■ Supplied information ■
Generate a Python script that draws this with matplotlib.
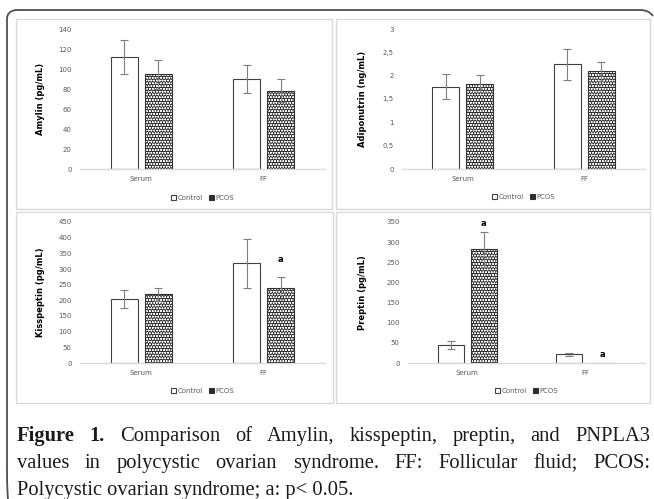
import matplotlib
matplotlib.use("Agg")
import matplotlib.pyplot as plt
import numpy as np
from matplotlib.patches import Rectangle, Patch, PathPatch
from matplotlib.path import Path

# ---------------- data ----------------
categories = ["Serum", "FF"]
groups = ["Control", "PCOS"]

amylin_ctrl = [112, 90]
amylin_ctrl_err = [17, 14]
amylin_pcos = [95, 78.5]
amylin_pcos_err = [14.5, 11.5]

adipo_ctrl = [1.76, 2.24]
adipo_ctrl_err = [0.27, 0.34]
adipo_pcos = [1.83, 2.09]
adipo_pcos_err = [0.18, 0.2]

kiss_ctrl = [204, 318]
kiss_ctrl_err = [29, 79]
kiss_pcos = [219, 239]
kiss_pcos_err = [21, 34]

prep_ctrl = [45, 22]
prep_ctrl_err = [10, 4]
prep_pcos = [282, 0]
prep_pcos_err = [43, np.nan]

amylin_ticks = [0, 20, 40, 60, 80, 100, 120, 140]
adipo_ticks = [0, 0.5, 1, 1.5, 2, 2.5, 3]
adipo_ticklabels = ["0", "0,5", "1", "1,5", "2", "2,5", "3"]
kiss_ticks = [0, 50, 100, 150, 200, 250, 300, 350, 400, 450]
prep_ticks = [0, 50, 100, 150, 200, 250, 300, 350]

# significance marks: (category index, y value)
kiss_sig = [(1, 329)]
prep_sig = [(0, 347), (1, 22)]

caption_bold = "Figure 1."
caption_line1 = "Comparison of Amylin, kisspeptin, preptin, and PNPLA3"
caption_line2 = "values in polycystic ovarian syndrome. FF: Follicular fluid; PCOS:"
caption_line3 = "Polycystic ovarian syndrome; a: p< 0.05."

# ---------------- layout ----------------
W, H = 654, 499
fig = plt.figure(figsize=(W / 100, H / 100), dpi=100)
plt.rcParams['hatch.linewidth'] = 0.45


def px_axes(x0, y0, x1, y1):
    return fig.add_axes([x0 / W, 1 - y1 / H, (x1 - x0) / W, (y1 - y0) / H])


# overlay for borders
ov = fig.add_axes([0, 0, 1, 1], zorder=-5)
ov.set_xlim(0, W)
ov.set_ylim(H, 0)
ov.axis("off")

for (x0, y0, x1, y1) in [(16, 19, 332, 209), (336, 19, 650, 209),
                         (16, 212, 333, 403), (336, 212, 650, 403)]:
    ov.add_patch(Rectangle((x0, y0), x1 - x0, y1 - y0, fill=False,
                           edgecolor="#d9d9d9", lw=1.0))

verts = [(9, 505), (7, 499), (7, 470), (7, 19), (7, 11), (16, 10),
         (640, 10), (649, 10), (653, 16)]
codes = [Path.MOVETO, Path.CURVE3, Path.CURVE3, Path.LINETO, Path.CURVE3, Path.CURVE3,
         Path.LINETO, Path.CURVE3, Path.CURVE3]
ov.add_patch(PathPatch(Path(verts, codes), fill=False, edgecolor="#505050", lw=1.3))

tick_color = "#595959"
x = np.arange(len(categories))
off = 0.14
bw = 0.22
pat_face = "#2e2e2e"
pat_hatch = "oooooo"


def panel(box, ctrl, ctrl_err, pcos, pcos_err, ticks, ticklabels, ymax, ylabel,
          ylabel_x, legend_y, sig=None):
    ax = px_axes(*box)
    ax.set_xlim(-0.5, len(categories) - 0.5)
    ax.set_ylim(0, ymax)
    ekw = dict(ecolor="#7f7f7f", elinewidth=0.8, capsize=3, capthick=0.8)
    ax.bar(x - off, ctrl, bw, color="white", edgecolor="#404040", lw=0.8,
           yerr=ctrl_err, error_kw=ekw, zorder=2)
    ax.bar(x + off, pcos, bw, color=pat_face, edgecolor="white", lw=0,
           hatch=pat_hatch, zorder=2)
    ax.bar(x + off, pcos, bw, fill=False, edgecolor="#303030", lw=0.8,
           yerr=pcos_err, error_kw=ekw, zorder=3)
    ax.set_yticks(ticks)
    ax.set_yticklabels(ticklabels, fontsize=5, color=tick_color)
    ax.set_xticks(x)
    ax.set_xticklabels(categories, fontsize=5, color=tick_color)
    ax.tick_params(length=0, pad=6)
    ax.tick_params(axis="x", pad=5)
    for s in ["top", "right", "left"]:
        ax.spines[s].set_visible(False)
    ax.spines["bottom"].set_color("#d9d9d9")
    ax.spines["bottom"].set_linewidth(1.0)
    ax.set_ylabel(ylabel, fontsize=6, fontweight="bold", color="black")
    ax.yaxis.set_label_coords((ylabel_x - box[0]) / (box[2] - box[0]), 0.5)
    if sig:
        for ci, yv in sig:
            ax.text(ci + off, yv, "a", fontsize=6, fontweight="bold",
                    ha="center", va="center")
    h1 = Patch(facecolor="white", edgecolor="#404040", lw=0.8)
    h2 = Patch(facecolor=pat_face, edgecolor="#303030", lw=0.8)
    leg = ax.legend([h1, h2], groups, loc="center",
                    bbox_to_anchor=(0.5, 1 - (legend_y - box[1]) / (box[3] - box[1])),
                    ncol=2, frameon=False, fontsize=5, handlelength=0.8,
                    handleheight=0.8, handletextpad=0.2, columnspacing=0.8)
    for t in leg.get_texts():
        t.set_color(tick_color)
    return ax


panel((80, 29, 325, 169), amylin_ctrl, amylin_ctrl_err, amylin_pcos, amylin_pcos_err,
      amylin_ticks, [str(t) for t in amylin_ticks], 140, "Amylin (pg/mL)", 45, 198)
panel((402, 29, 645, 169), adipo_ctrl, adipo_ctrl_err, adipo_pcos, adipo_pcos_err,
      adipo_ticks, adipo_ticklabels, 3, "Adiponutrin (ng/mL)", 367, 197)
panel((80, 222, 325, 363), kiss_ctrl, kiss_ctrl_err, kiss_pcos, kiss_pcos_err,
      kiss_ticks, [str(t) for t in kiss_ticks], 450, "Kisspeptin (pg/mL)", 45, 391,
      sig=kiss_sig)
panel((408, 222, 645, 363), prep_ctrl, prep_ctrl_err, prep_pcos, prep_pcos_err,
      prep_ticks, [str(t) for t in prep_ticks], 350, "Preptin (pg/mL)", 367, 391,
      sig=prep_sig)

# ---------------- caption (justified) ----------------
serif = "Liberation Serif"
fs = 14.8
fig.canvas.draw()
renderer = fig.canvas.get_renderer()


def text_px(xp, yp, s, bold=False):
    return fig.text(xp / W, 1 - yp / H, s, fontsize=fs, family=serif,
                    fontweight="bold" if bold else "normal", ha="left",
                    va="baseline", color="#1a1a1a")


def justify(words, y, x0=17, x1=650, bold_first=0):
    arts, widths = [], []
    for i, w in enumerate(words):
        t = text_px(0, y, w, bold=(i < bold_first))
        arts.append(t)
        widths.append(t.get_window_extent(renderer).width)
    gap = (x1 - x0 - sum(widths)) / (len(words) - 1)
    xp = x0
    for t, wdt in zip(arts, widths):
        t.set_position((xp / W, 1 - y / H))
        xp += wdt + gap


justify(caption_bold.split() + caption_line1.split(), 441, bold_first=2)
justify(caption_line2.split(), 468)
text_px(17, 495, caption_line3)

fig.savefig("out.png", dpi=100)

■ Objective ■
Find the word "matplotlib" and list each line it appears in.

■ Exercise solution ■
Generate a Python script that draws this with matplotlib.
import matplotlib
matplotlib.use("Agg")
import matplotlib.pyplot as plt
from matplotlib.patches import Rectangle, Patch, PathPatch
from matplotlib.path import Path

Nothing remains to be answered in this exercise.